Nesbit throws a couple of interesting curveballs, however, including a Wild Game Dinner of smoked dove and grilled venison finished with apple cake, and my own favorite, “Simple Fish Suppers,” which addresses the age–old difficulty that amateur chefs such as myself have in preparing fish dishes.
Of course, one menu is totally Savannah–centric: The St. Patrick’s Day Buffet!
Not only a well–written and beautifully photographed book (by Erin Adams), Savannah Celebrations is also a practical, common sense cookbook that would make a great gift for the Southern epicure in your life.
Marianne Mercer Heimes
I grew up on Wilmington Island, and I’m old enough to remember the time when there was only a single restaurant, the nearest place to shop for just about anything was the Belk’s at Victory and Skidaway, and the deliciousness of a Coke slurpee on a hot summer day at Woo’s Hardware.

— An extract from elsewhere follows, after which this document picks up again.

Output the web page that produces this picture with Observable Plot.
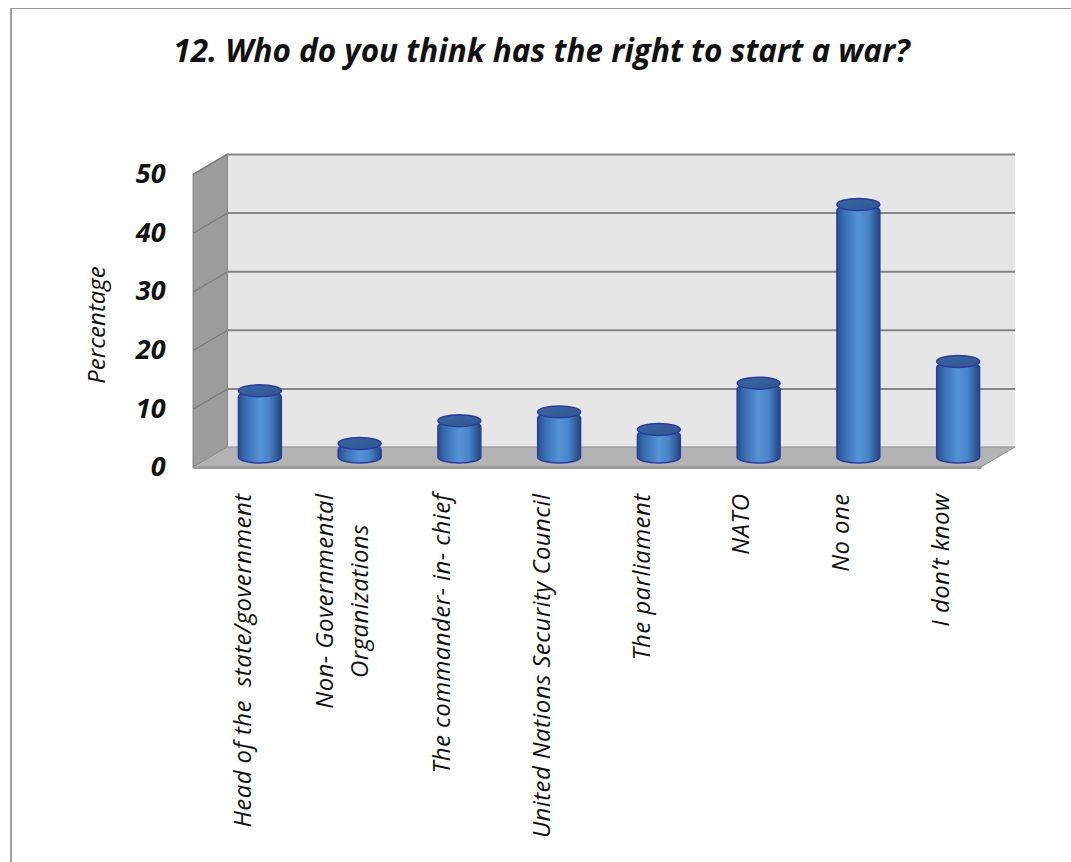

Marianne Heimes’ account, however, goes a generation or two back, to a time when Carver’s Drugstore was where the now–defunct Woo’s was located, to a time when there was a shooting range across from where the Hardee’s is now, and a turkey farm on Walthour Road.
Using dozens of first–hand accounts and irreplaceable photographs provided by Wilmington’s old guard, Heimes paints a portrait of rural Southern coastal life where shrimp and grits aren’t a trendy dish but a fresh–caught staple, where kids spend the day climbing huge live oaks, and the Lutheran church bell doubles as the island fire alarm.
Particularly entertaining is the long segment on the construction and history of the circa 1927 General Oglethorpe Club Hotel (subsequently known as the Savannah Inn and Country Club, then the Sheraton Savannah Resort and Country Club, and now the Wilmington Plantation condos). Its most colorful history came in the 1960s when it was purchased by the Teamsters Union.
An assortment of gangland–connected characters and various celebrities and hangers–on came to this corner of semirural Savannah life, with the most popular anecdote involving the potential burying of Jimmy Hoffa’s remains under the hastily–poured helicopter pad.